Abraham’s story is about the ability of the individual to “daydream and override reality.” Mr. Rosenberg calls us latter day Sumerians, because, like them, we have great libraries of learning and a commitment to writing, and we yet yearn for the expression of what is beyond words:

The Abraham of history presented a sensibility not unlike our own; he was a man who had to exist precisely because we exist in relation to his worldliness. At some point, a man or woman had to reconcile religion and culture. Abraham’s life and death represent the first time that religion, governed by the creator-God Yahweh, informed a secular culture in stories of truth and justice. And at the same time, a secular Hebraic culture joined religion in constructing a cosmic theater within the narrative art of the Hebrew Bible.

What makes Mr. Rosenberg’s account so fascinating is that while exact examples of the Hebraic culture he evokes are still to be discovered, he provides a worldview of interaction between humankind and God that suffuses the Bible with new life as both religion and history. In such paragraphs, Mr. Rosenberg reveals his agenda, which is nothing less than to re-orient how we think of the Bible and its authors:

Yet modern scholarship has focused upon restoring the social and political context – at the expense of the cultural. It has asked what the Bible is used for, what its political and moral motives are, but it has scanted its cultural origins. Even the literary studies that narrow the focus on priestly “redactors” of the Bible remystify the text by ignoring Hebraic culture.
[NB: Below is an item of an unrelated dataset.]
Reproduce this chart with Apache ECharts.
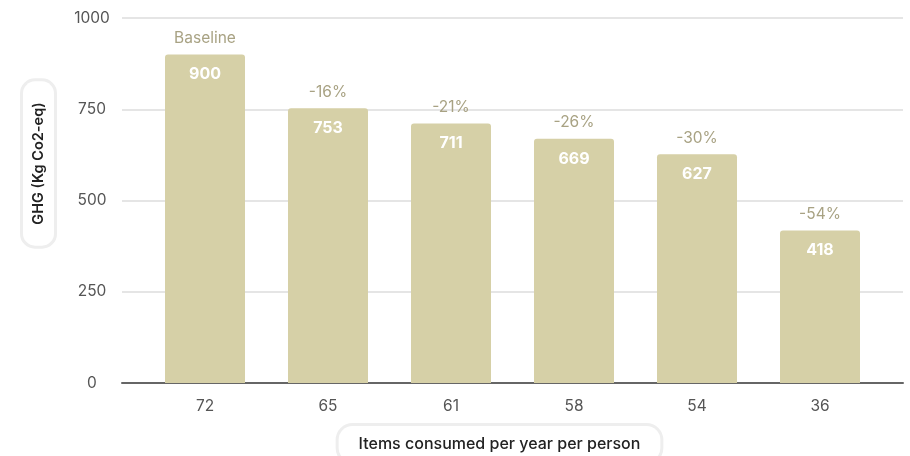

Like a good biographer, Mr. Rosenberg wants to know who wrote the work and why. Where did the subject come from? Where was he going? What were his family and community like? How did it all influence what he said and did?

Approaching the Bible as biography and as the work of biographers has yielded, in Mr. Rosenberg’s case, one of the most thrilling and perceptive triumphs of imagination and scholarship I have ever had the pleasure to read.